Given data:

○ ○ ○

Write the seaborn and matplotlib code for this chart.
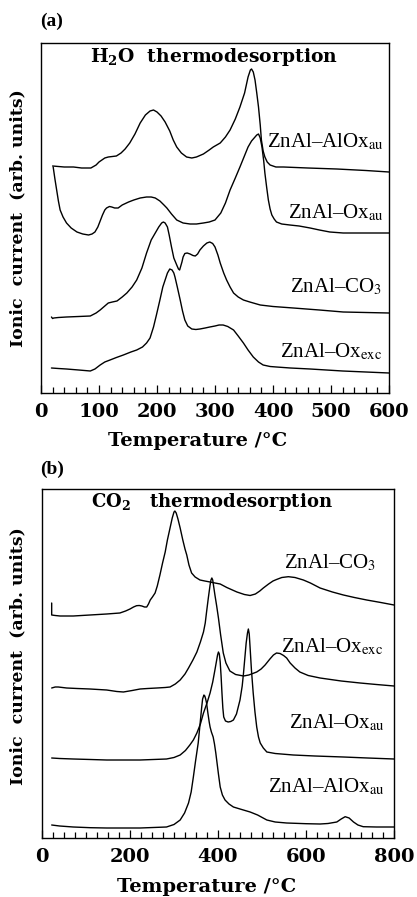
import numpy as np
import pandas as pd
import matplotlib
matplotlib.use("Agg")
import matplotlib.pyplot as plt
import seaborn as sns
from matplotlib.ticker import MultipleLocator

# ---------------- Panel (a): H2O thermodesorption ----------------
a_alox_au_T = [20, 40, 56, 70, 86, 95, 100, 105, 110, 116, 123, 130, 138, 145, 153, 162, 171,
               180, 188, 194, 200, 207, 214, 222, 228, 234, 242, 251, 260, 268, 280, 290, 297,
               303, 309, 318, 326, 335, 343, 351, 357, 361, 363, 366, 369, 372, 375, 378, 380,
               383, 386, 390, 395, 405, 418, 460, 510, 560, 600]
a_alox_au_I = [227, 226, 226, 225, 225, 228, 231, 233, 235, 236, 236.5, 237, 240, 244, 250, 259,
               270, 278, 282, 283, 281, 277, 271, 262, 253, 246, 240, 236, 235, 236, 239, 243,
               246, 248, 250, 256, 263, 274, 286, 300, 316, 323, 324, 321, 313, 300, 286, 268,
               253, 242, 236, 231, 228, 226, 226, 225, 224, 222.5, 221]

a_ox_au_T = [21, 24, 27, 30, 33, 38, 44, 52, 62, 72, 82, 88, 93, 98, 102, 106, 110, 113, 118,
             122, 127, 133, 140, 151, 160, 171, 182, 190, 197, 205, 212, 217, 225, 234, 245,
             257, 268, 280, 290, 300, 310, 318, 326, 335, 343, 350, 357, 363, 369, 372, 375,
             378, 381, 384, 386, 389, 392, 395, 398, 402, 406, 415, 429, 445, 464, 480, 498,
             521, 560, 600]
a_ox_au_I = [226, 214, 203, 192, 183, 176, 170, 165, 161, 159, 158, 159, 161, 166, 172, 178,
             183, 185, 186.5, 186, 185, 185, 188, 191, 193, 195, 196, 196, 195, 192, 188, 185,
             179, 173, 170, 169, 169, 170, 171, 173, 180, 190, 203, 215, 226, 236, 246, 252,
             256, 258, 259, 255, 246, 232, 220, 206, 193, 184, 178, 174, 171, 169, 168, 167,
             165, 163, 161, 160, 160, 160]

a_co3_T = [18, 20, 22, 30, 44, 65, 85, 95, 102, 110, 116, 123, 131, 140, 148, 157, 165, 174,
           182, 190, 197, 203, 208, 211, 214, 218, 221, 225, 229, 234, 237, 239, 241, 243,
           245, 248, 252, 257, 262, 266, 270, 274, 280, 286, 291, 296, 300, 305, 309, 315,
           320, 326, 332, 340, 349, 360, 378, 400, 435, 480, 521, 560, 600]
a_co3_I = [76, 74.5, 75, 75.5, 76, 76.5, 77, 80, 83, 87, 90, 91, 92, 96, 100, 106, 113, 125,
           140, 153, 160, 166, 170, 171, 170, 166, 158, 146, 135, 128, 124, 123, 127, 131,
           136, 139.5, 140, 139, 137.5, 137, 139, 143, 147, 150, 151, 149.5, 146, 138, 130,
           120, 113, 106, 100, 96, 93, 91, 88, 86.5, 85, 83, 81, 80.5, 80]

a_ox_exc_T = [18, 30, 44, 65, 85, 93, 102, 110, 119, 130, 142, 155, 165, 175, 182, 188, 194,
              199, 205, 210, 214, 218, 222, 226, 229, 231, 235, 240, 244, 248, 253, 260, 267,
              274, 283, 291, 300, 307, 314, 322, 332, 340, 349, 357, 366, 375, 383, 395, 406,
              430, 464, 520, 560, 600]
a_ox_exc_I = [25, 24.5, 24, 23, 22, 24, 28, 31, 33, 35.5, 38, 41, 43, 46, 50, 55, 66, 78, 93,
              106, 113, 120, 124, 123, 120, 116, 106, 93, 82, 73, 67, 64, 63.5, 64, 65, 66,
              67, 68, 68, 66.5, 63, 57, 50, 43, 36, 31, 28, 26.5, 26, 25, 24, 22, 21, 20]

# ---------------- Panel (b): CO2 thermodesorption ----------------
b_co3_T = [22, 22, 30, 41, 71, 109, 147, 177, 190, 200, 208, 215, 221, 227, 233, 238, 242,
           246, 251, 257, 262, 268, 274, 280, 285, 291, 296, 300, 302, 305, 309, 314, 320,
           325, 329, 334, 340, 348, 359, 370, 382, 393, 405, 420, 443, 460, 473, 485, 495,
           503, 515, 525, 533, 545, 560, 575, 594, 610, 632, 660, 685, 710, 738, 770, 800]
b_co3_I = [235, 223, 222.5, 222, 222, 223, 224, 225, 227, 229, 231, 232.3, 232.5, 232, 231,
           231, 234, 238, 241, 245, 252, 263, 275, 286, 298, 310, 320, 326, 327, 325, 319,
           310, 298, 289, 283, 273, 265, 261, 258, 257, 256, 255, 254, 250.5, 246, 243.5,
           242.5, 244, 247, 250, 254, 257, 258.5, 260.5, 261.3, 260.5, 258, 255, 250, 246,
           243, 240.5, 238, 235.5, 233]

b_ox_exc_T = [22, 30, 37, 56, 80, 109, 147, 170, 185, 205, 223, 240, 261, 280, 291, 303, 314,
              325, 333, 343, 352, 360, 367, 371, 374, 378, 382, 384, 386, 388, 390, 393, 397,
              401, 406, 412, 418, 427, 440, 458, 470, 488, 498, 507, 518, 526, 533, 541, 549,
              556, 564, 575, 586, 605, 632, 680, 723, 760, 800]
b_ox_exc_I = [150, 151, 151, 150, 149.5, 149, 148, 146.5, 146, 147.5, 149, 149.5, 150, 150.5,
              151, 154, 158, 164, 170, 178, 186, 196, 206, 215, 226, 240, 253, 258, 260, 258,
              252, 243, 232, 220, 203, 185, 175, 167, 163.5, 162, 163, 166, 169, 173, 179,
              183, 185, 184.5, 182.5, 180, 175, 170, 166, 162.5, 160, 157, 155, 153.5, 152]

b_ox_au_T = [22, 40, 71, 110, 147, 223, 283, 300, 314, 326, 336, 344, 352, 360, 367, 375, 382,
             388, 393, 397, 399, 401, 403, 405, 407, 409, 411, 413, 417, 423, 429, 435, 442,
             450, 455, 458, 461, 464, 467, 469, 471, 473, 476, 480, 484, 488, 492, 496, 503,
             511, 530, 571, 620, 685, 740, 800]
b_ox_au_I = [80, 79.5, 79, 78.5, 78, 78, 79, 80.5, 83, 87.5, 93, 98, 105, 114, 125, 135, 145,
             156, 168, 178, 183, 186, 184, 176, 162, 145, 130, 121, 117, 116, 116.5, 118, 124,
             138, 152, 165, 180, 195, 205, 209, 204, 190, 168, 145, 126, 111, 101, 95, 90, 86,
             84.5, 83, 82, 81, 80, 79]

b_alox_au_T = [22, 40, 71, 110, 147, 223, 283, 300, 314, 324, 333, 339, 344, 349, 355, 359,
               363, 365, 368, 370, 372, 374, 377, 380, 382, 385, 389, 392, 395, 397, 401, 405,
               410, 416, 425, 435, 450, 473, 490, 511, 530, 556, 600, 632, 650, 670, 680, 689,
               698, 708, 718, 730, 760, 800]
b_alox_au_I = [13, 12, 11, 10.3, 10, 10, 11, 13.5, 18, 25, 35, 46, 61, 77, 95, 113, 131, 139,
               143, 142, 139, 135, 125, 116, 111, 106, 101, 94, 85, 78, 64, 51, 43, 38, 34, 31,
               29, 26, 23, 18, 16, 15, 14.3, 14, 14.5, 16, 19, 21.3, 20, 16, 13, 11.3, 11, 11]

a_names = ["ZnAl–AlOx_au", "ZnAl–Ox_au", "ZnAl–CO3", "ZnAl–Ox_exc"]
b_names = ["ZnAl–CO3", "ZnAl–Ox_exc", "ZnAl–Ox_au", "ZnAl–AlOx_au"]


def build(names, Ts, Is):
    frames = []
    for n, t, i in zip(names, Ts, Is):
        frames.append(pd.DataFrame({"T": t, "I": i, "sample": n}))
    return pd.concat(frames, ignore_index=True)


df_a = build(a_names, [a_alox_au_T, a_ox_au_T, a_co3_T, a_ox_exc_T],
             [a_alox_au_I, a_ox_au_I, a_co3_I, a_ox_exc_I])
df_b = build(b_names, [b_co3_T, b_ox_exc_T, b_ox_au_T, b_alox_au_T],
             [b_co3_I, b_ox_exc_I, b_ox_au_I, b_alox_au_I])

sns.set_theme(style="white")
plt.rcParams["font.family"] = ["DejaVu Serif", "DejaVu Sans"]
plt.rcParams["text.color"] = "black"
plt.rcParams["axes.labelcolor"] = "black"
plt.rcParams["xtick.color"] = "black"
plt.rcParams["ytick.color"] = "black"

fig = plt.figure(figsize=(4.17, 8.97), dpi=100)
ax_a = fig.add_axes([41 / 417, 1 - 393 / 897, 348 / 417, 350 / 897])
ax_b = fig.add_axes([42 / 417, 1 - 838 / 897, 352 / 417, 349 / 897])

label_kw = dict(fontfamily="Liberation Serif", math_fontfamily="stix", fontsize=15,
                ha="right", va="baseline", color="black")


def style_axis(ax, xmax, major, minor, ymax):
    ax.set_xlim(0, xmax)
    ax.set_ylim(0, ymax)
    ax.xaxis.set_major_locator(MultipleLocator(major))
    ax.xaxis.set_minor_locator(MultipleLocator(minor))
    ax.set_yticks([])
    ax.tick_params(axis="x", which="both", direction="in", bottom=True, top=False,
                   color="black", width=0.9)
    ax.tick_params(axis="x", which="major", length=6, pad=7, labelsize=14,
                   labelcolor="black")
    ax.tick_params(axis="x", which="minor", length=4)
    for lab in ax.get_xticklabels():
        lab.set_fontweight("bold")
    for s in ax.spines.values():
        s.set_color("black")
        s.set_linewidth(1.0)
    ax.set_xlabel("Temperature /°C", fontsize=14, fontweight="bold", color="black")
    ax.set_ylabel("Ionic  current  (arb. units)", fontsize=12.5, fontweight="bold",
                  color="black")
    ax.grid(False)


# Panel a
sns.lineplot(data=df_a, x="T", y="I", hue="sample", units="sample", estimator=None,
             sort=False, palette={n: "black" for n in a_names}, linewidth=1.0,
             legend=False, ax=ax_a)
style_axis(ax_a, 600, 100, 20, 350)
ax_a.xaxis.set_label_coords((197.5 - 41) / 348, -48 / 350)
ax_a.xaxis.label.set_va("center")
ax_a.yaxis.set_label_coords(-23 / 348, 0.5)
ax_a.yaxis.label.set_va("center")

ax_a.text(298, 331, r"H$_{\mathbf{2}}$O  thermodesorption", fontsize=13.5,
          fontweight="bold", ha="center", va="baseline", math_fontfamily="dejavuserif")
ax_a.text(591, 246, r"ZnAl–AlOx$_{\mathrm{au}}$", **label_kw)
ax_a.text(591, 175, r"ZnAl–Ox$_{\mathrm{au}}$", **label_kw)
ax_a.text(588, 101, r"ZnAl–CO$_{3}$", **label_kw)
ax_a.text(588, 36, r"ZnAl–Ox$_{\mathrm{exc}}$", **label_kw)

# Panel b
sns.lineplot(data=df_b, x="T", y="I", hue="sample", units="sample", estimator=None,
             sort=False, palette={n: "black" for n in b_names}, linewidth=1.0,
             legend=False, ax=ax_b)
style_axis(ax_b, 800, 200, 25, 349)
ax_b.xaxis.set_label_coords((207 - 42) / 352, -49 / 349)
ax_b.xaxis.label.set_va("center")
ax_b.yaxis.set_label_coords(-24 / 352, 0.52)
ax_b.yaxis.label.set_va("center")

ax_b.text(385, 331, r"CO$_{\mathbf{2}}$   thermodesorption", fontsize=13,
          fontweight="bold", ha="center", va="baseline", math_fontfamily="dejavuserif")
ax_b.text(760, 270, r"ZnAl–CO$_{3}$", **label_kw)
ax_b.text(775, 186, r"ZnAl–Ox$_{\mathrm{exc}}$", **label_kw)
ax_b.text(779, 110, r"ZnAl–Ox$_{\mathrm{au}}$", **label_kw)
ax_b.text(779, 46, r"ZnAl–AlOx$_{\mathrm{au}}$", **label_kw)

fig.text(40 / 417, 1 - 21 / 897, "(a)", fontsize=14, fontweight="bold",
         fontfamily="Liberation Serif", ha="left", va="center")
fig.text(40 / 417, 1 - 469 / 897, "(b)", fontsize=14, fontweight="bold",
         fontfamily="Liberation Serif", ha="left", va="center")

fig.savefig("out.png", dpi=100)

○ ○ ○

Skip every picture and return the lines above from the top through the one that contains "253, 242, 236, 231, 228, 226, 226, 225, 224, 222.5, 221]".

Write the seaborn and matplotlib code for this chart.
import numpy as np
import pandas as pd
import matplotlib
matplotlib.use("Agg")
import matplotlib.pyplot as plt
import seaborn as sns
from matplotlib.ticker import MultipleLocator

# ---------------- Panel (a): H2O thermodesorption ----------------
a_alox_au_T = [20, 40, 56, 70, 86, 95, 100, 105, 110, 116, 123, 130, 138, 145, 153, 162, 171,
               180, 188, 194, 200, 207, 214, 222, 228, 234, 242, 251, 260, 268, 280, 290, 297,
               303, 309, 318, 326, 335, 343, 351, 357, 361, 363, 366, 369, 372, 375, 378, 380,
               383, 386, 390, 395, 405, 418, 460, 510, 560, 600]
a_alox_au_I = [227, 226, 226, 225, 225, 228, 231, 233, 235, 236, 236.5, 237, 240, 244, 250, 259,
               270, 278, 282, 283, 281, 277, 271, 262, 253, 246, 240, 236, 235, 236, 239, 243,
               246, 248, 250, 256, 263, 274, 286, 300, 316, 323, 324, 321, 313, 300, 286, 268,
               253, 242, 236, 231, 228, 226, 226, 225, 224, 222.5, 221]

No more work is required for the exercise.